■ Source material
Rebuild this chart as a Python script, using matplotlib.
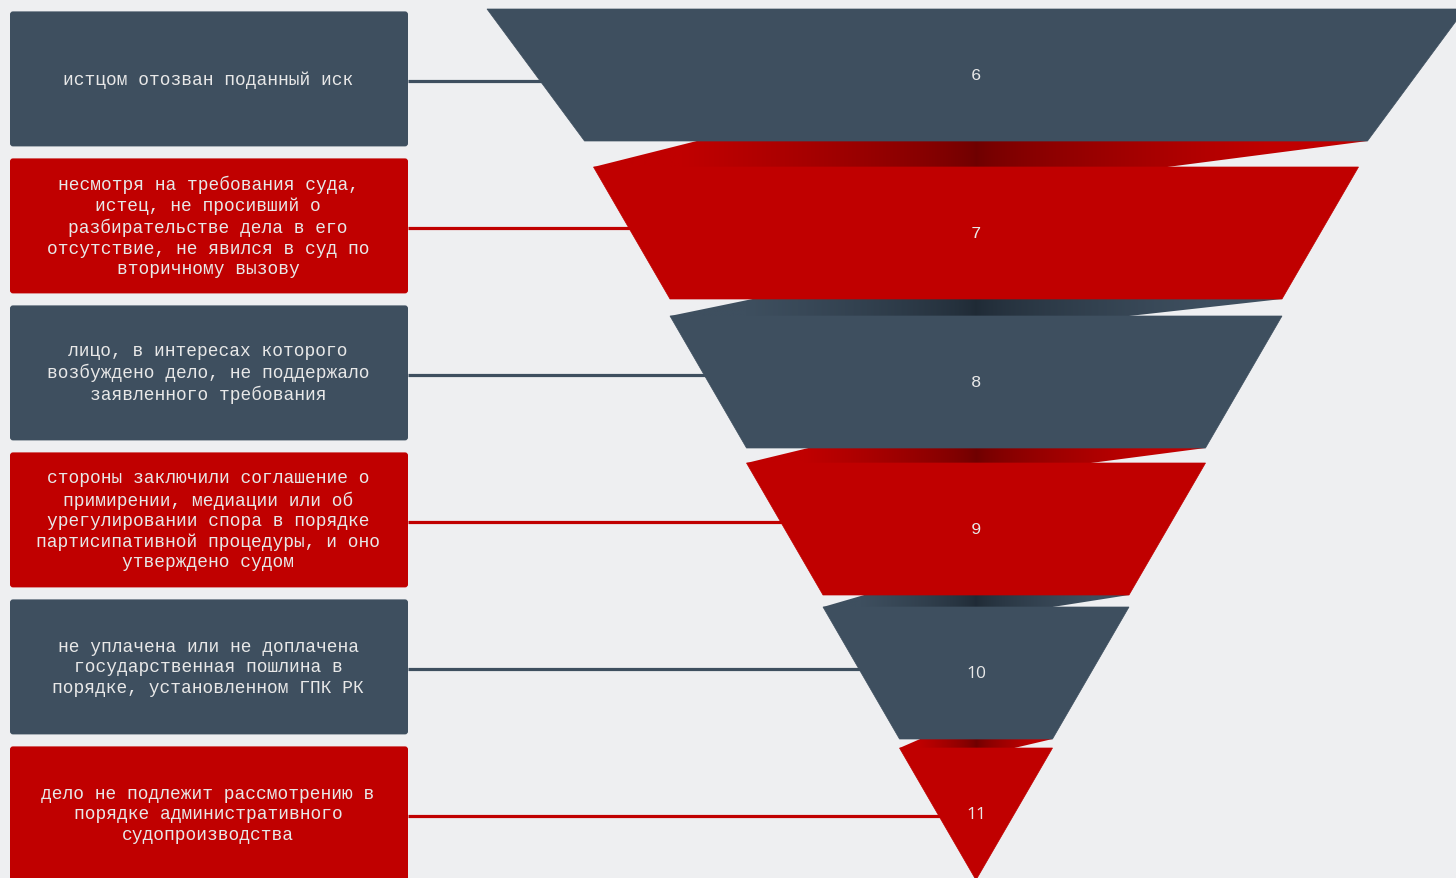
import numpy as np
import matplotlib
matplotlib.use("Agg")
import matplotlib.pyplot as plt
from matplotlib.patches import Polygon, FancyBboxPatch
from matplotlib.colors import to_rgb

# ---------------- data ----------------
labels = [
    "истцом отозван поданный иск",
    "несмотря на требования суда,\nистец, не просивший о\nразбирательстве дела в его\nотсутствие, не явился в суд по\nвторичному вызову",
    "лицо, в интересах которого\nвозбуждено дело, не поддержало\nзаявленного требования",
    "стороны заключили соглашение о\nпримирении, медиации или об\nурегулировании спора в порядке\nпартисипативной процедуры, и оно\nутверждено судом",
    "не уплачена или не доплачена\nгосударственная пошлина в\nпорядке, установленном ГПК РК",
    "дело не подлежит рассмотрению в\nпорядке административного\nсудопроизводства",
]
values = [6, 7, 8, 9, 10, 11]
series_colors = ["slate", "red", "slate", "red", "slate", "red"]

# ---------------- style / layout ----------------
BG = "#eeeff1"
COL = {"slate": "#3e4f5f", "red": "#c00000"}
DARK = {"slate": "#1f2a35", "red": "#6e0000"}
TEXT_COL = "#e8e8e8"

W, H = 1456, 879
BOX_X0, BOX_X1 = 10, 408
BOX_TOP0, BOX_PITCH, BOX_H = 12.4, 147.0, 135
CX = 976                 # funnel centre
STEP = 76.5              # half-width lost per segment
FRONT_H = 132
GAPS = [0, 26, 17, 15, 12, 9]
FIRST_TOP_EXTRA, FIRST_BOT_EXTRA = 30, 9
BACK_L_FRAC, INNER_R_FRAC = 0.135, 0.75

fig = plt.figure(figsize=(W / 100, H / 100), dpi=100)
fig.patch.set_facecolor(BG)
ax = fig.add_axes([0, 0, 1, 1])
ax.set_facecolor(BG)
ax.axis("off")

n = len(values)
ytop = []
y = 10
for i in range(n):
    y += GAPS[i]
    ytop.append(y)
    y += FRONT_H

prev_bot_right = None
prev_bot_y = None
for i, (lab, val, ck) in enumerate(zip(labels, values, series_colors)):
    c = COL[ck]
    # left box
    by0 = BOX_TOP0 + i * BOX_PITCH
    box = FancyBboxPatch((BOX_X0, by0), BOX_X1 - BOX_X0, BOX_H,
                         boxstyle="round,pad=0,rounding_size=3",
                         fc=c, ec="none", zorder=3)
    ax.add_patch(box)
    ax.text((BOX_X0 + BOX_X1) / 2 - 1, by0 + BOX_H / 2, lab, ha="center",
            va="center", color=TEXT_COL, fontsize=12.9,
            family="Liberation Mono", linespacing=1.26, zorder=5)

    # funnel front
    yt = ytop[i]
    yb = yt + FRONT_H
    hw_t = STEP * (n - i)
    hw_b = STEP * (n - i - 1)
    if i == 0:
        hw_t += FIRST_TOP_EXTRA
        hw_b += FIRST_BOT_EXTRA
    front = Polygon([(CX - hw_t, yt), (CX + hw_t, yt), (CX + hw_b, yb),
                     (CX - hw_b, yb)], closed=True, fc=c, ec=c, lw=0.5,
                    zorder=3)
    ax.add_patch(front)

    # connector
    ly = by0 + BOX_H / 2 + 2
    ax.plot([BOX_X1, CX], [ly, ly], color=c, lw=2.3, zorder=1,
            solid_capstyle="butt")

    # top face (gradient)
    if i > 0:
        xl, xr = CX - hw_t, CX + hw_t
        wdt = xr - xl
        pts = [(xl, yt), (xl + BACK_L_FRAC * wdt, prev_bot_y),
               (prev_bot_right, prev_bot_y), (xl + INNER_R_FRAC * wdt, yt)]
        face = Polygon(pts, closed=True, fc="none", ec="none")
        ax.add_patch(face)
        x0, x1 = xl, prev_bot_right
        xs = np.linspace(x0, x1, 400)
        hwb = prev_bot_right - CX
        t = np.clip(np.abs(xs - CX) / hwb / 0.75, 0, 1) ** 0.7
        e = np.array(to_rgb(c))
        d = np.array(to_rgb(DARK[ck]))
        img = d[None, :] + (e - d)[None, :] * t[:, None]
        im = ax.imshow(img[None, :, :], extent=(x0, x1, yt, prev_bot_y),
                       aspect="auto", zorder=2, interpolation="bilinear")
        im.set_clip_path(face)

    # value label
    fam = "Liberation Mono" if len(str(val)) == 1 else "Open Sans"
    ax.text(CX, (yt + yb) / 2, str(val), ha="center", va="center",
            color=TEXT_COL, fontsize=12.5, family=fam, zorder=5)

    prev_bot_right = CX + hw_b
    prev_bot_y = yb

ax.set_xlim(0, W)
ax.set_ylim(H, 0)
fig.savefig("out.png", dpi=100, facecolor=BG)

■ Task goal
Return only the lines from the start of the data through the line that contains "from matplotlib.colors import to_rgb", please, copying them exactly and omitting all pictures.

■ Answer below
Rebuild this chart as a Python script, using matplotlib.
import numpy as np
import matplotlib
matplotlib.use("Agg")
import matplotlib.pyplot as plt
from matplotlib.patches import Polygon, FancyBboxPatch
from matplotlib.colors import to_rgb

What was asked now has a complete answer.